Estas medidas podem inibir investimentos externos ou h[á um entendimento de que o Brasil tem políticas socioambientais consolidadas?
Podem e já estão impactando nesse sentido. A União Europeia (UE) é o segundo maior parceiro comercial do Brasil e, no final de abril, 602 cientistas de instituições europeias fizeram uma carta pedindo que o bloco condicione importações do Brasil ao cumprimento de compromissos ambientais. Segundo o Ministério da Economia, as exportações para a UE representaram 17,56% do total do Brasil em 2018. Além disso, já existe boicote a produtos brasileiros em supermercados europeus.

Qual é a agenda do Ethos para 2019?

É ambiciosa.
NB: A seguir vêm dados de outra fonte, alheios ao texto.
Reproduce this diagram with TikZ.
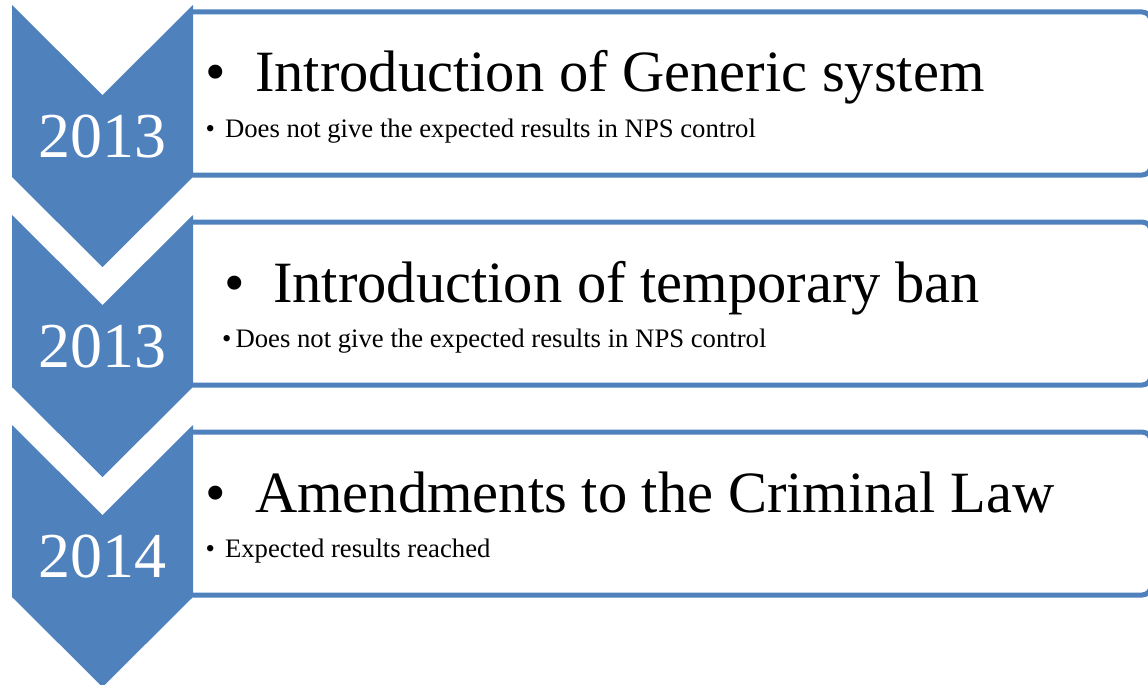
\documentclass[tikz,border=0pt]{standalone}
\usepackage{fontspec}
\setmainfont{Liberation Serif}
\definecolor{chevblue}{HTML}{4F81BD}
\begin{document}
\begin{tikzpicture}[x=1pt, y=-1pt,
    chevron/.style={fill=chevblue},
    entrybox/.style={draw=chevblue, line width=5pt, fill=white, rounded corners=9pt},
    yeartext/.style={text=white, font=\fontsize{64}{64}\selectfont, inner sep=0pt, anchor=base},
    headtext/.style={font=\fontsize{58.5}{60}\selectfont, inner sep=0pt, anchor=base west},
    subtext/.style={font=\fontsize{26.7}{28}\selectfont, inner sep=0pt, anchor=base west}]
  \useasboundingbox (0,0) rectangle (1148,685);
  \clip (0,0) rectangle (1148,685);

  \begin{scope}
    \clip (193,0) rectangle (1148,685);
    \filldraw[entrybox] (180,12) rectangle (1151,175);
    \filldraw[entrybox] (180,222) rectangle (1151,385);
    \filldraw[entrybox] (180,432) rectangle (1151,595);
  \end{scope}

  \fill[chevron] (12,5) -- ++(90.5,90) -- ++(90.5,-90) -- ++(0,172) -- ++(-90.5,90) -- ++(-90.5,-90) -- cycle;
  \fill[chevron] (12,215) -- ++(90.5,90) -- ++(90.5,-90) -- ++(0,172) -- ++(-90.5,90) -- ++(-90.5,-90) -- cycle;
  \fill[chevron] (12,425) -- ++(90.5,90) -- ++(90.5,-90) -- ++(0,172) -- ++(-90.5,90) -- ++(-90.5,-90) -- cycle;

  \node[yeartext] (year1) at (102,157) {2013};
  \node[yeartext] (year2) at (102,367) {2013};
  \node[yeartext] (year3) at (102,577) {2014};

  \node[headtext] (head1) at (205,92) {•\hspace{29.5pt}Introduction of Generic system};
  \node[subtext] (sub1) at (205.5,137) {•\hspace{10pt}Does not give the expected results in NPS control};

  \node[headtext] (head2) at (224,302) {•\hspace{28.5pt}Introduction of temporary ban};
  \node[subtext] (sub2) at (222,347) {•\hspace{4pt}Does not give the expected results in NPS control};

  \node[headtext] (head3) at (205,512) {•\hspace{29.5pt}Amendments to the Criminal Law};
  \node[subtext] (sub3) at (205.5,557) {•\hspace{10pt}Expected results reached};
\end{tikzpicture}
\end{document}
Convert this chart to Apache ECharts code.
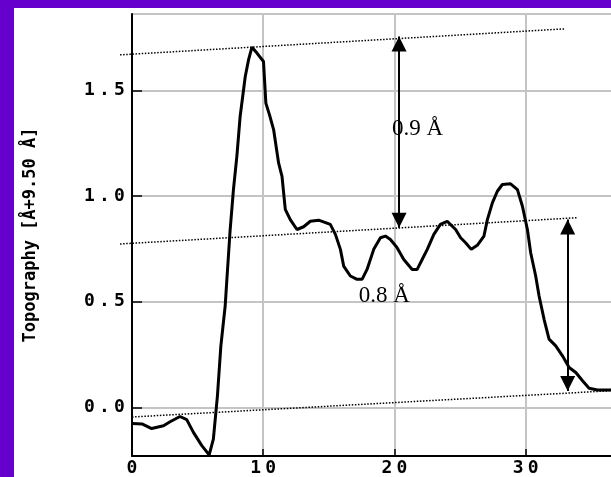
<!DOCTYPE html>
<html><head><meta charset="utf-8">
<script src="https://cdn.jsdelivr.net/npm/echarts@6/dist/echarts.min.js"></script>
<style>html,body{margin:0;padding:0;background:#6600CC;}#c{width:611px;height:477px;}</style>
</head><body><div id="c"></div>
<script>
// Topography profile (x position, height)
const profileX = [0, 0.8, 1.5, 2.4, 2.9, 3.66, 4.17, 4.68, 5.32, 5.88, 6.2, 6.51, 6.77, 7.1, 7.23, 7.48, 7.73, 7.99, 8.24, 8.63, 8.88, 9.14, 9.52, 10.02, 10.2, 10.5, 10.79, 11.17, 11.43, 11.68, 12.06, 12.57, 13.08, 13.59, 14.22, 15.11, 15.5, 15.88, 16.13, 16.64, 17.15, 17.53, 17.91, 18.42, 18.93, 19.31, 19.69, 20.2, 20.71, 21.35, 21.73, 22.11, 22.5, 23.0, 23.5, 24.02, 24.66, 25.04, 25.42, 25.85, 26.31, 26.82, 27.08, 27.46, 27.84, 28.22, 28.85, 29.37, 29.75, 30.13, 30.38, 30.76, 31.02, 31.4, 31.78, 32.29, 32.8, 33.31, 33.82, 34.33, 34.83, 35.47, 36.5];
const profileY = [-0.076, -0.079, -0.10, -0.087, -0.068, -0.043, -0.058, -0.118, -0.181, -0.225, -0.15, 0.055, 0.29, 0.48, 0.606, 0.842, 1.031, 1.188, 1.377, 1.566, 1.645, 1.705, 1.677, 1.637, 1.44, 1.38, 1.315, 1.157, 1.094, 0.937, 0.889, 0.842, 0.855, 0.881, 0.886, 0.866, 0.819, 0.748, 0.669, 0.622, 0.606, 0.606, 0.653, 0.748, 0.803, 0.811, 0.795, 0.756, 0.70, 0.653, 0.653, 0.70, 0.748, 0.819, 0.866, 0.881, 0.842, 0.803, 0.779, 0.748, 0.767, 0.811, 0.889, 0.968, 1.023, 1.055, 1.058, 1.031, 0.952, 0.842, 0.732, 0.622, 0.527, 0.417, 0.323, 0.291, 0.244, 0.189, 0.165, 0.126, 0.091, 0.082, 0.082];

const xTickValues = [0, 10, 20, 30];
const yTickValues = [0, 0.5, 1.0, 1.5];

// dotted guide lines
const guideStartX = [-0.91, -0.91, 0];
const guideStartY = [1.669, 0.776, -0.041];
const guideEndX = [33.0, 33.92, 36.5];
const guideEndY = [1.792, 0.900, 0.083];

// double arrows
const arrowX = [20.35, 33.2];
const arrowBottomY = [0.850, 0.078];
const arrowTopY = [1.755, 0.889];

// annotation texts
const noteText = ['0.9 Å', '0.8 Å'];
const noteX = [19.82, 17.27];
const noteY = [1.319, 0.529];

const X_MIN = 0, X_MAX = 36.5, Y_MIN = -0.23, Y_MAX = 1.862;
const PLOT_LEFT = 132, PLOT_RIGHT = 0, PLOT_TOP = 14, PLOT_BOTTOM = 20, PLOT_W = 611 - PLOT_LEFT - PLOT_RIGHT;
// a wider overlay grid with identical scale, so guides may run left of the y axis
const OV_MIN = -1;
const OV_LEFT = PLOT_LEFT - (X_MIN - OV_MIN) * PLOT_W / (X_MAX - X_MIN);

const chart = echarts.init(document.getElementById('c'), null, {renderer: 'canvas'});

function spaced(s) { return s.split('').map(ch => '{c|' + ch + '}').join(''); }
const tickRich = {c: {fontFamily: 'DejaVu Sans Mono', fontWeight: 'bold', fontSize: 18, width: 15, align: 'center', color: '#000'}};

const series = [];
series.push({
  type: 'line', z: 5, symbol: 'none', smooth: false, clip: false,
  lineStyle: {color: '#000', width: 3},
  data: profileX.map((x, i) => [x, profileY[i]])
});
guideStartX.forEach((x, i) => {
  series.push({
    type: 'line', z: 4, symbol: 'none', clip: false, silent: true,
    xAxisIndex: 2, yAxisIndex: 1,
    lineStyle: {color: '#000', width: 1.5, type: [1.5, 1.6]},
    data: [[x, guideStartY[i]], [guideEndX[i], guideEndY[i]]]
  });
});
series.push({
  type: 'line', z: 6, data: [], symbol: 'none',
  markLine: {
    silent: true, animation: false,
    symbol: ['triangle', 'triangle'], symbolSize: [15, 15],
    symbolOffset: [[0, 7.5], [0, 7.5]],
    lineStyle: {color: '#000', width: 2, type: 'solid'},
    itemStyle: {color: '#000'},
    label: {show: false},
    data: arrowX.map((x, i) => [{coord: [x, arrowBottomY[i]]}, {coord: [x, arrowTopY[i]]}])
  }
});
series.push({
  type: 'scatter', z: 7, symbolSize: 0, silent: true,
  itemStyle: {color: '#000', opacity: 1},
  label: {
    show: true, position: [0, 0], align: 'left', verticalAlign: 'middle',
    fontFamily: 'Liberation Serif', fontSize: 23, color: '#000', opacity: 1,
    textBorderWidth: 0,
    formatter: p => noteText[p.dataIndex]
  },
  data: noteX.map((x, i) => [x, noteY[i]])
});

chart.setOption({
  animation: false,
  backgroundColor: '#6600CC',
  graphic: [{type: 'rect', left: 14, top: 8, z: -10, silent: true, shape: {width: 597, height: 469}, style: {fill: '#fff'}}],
  grid: [
    {left: PLOT_LEFT, top: PLOT_TOP, right: PLOT_RIGHT, bottom: PLOT_BOTTOM, containLabel: false},
    {left: OV_LEFT, top: PLOT_TOP, right: PLOT_RIGHT, bottom: PLOT_BOTTOM, containLabel: false}
  ],
  xAxis: [{
    type: 'value', min: X_MIN, max: X_MAX, position: 'bottom', z: 0,
    axisLine: {show: true, onZero: false, lineStyle: {color: '#000', width: 2}},
    axisTick: {show: true, inside: true, length: 7, customValues: xTickValues, lineStyle: {color: '#000', width: 1.5}},
    axisLabel: {customValues: xTickValues, margin: 3, formatter: v => spaced(String(v)), rich: tickRich},
    splitLine: {show: true, lineStyle: {color: '#c4c4c4', width: 2}}
  }, {
    type: 'value', min: X_MIN, max: X_MAX, position: 'top',
    axisLine: {show: true, onZero: false, lineStyle: {color: '#c4c4c4', width: 2}},
    axisTick: {show: false}, axisLabel: {show: false}, splitLine: {show: false}
  }, {
    type: 'value', gridIndex: 1, min: OV_MIN, max: X_MAX, show: false
  }],
  yAxis: [{
    type: 'value', min: Y_MIN, max: Y_MAX, z: 1,
    name: 'Topography [Å+9.50 Å]', nameLocation: 'middle', nameRotate: 90, nameGap: 93,
    nameTextStyle: {fontFamily: 'DejaVu Sans Mono', fontWeight: 'bold', fontSize: 17, color: '#000'},
    axisLine: {show: true, onZero: false, lineStyle: {color: '#000', width: 2}},
    axisTick: {show: true, inside: true, length: 10, customValues: yTickValues, lineStyle: {color: '#000', width: 1.5}},
    axisLabel: {customValues: yTickValues, margin: 5, formatter: v => spaced(v.toFixed(1)), rich: tickRich},
    splitLine: {show: true, lineStyle: {color: '#c4c4c4', width: 2}}
  }, {
    type: 'value', gridIndex: 1, min: Y_MIN, max: Y_MAX, show: false
  }],
  series: series
});
</script></body></html>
Temos nos dedicado a novas iniciativas como a melhoria da integridade no setor da infraestrutura, os Acordos Setoriais de Integridade, a continuidade de projetos como o Movimento Empresarial pela Integridade e Transparência, a Coalizão Empresarial pela Equidade Racial e de Gênero e o lançamento de mais dois Guias Temáticos dos Indicadores Ethos: LGBTI+ e de Direitos Humanos. Como destaca nossa campanha nas redes sociais (#OMelhorDos20),  temos uma bagagem de vinte anos de trajetória e unimos a isso a força e a vitalidade para continuarmos atuantes na busca por uma sociedade mais justa e sustentável.